The study leaves out carbon storage in soils and roots, which add about 25 percent to a forest’s carbon storage potential, and it excludes forests in mountainous areas. Because of that, the study may significantly underestimate the amount of carbon young forests can store, the researchers say.

A second-growth rainforest near Rio de Janeiro in Brazil. The forest is about 30 years old.

A second-growth rainforest near Rio de Janeiro in Brazil. The forest is about 30 years old.Robin Chazdon/Science Advances

Da Silva said the study is a good first step in convincing countries to take second-growth forests into account when developing their strategies to reduce greenhouse gas emissions.

Now that scientists have a better idea about the role new forests can play as part of the solution to climate change, future climate policies can more effectively encourage regrowing previously cut forests as part of the solution to climate change, the study says.

“This enormous amount of carbon storage does not require any costly tree planting or conversion of farmlands present in 2008,” Chazdon said. “It is all based on natural forest regrowth and only requires persistence of young forests and abandoned agricultural fields present in 2008.”
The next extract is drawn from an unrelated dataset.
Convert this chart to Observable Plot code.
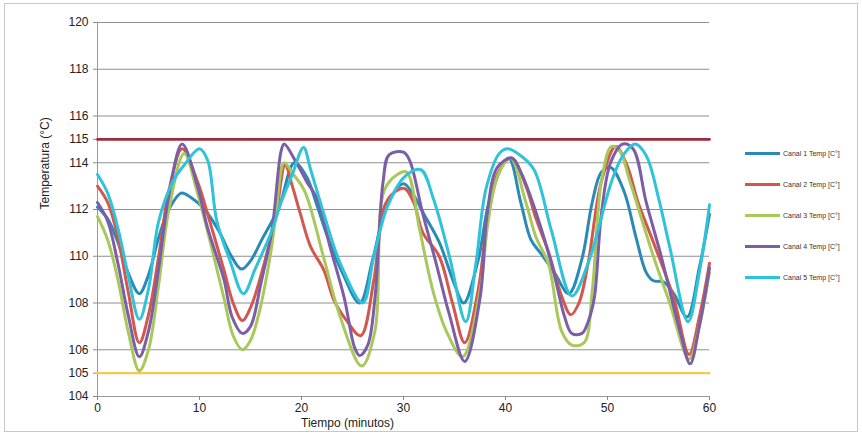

Allowing forests to regrow after being logged, however, isn’t enough to fully compensate for Latin America’s greenhouse gas emissions, which need to be drastically cut in order to meet global climate goals, she said.

“But natural regeneration of forests will help quite a bit at low cost and with many other benefits for biodiversity, water conservation, and ecotourism,” she said.

The study’s conclusions can also be applied to secondary forests in other tropical regions beset by deforestation, such as Southeast Asia and West Africa. It shows that if clearcut forests all over the tropics can be allowed to regrow, the climate can benefit, said Sophie Fauset, a geographer at the University of Leeds in the United Kingdom who is unaffiliated with the study.

“This is in some ways a very easy way to reduce the amount of carbon dioxide in the atmosphere, as nothing needs to be done — simply leaving the land to regenerate,” she said.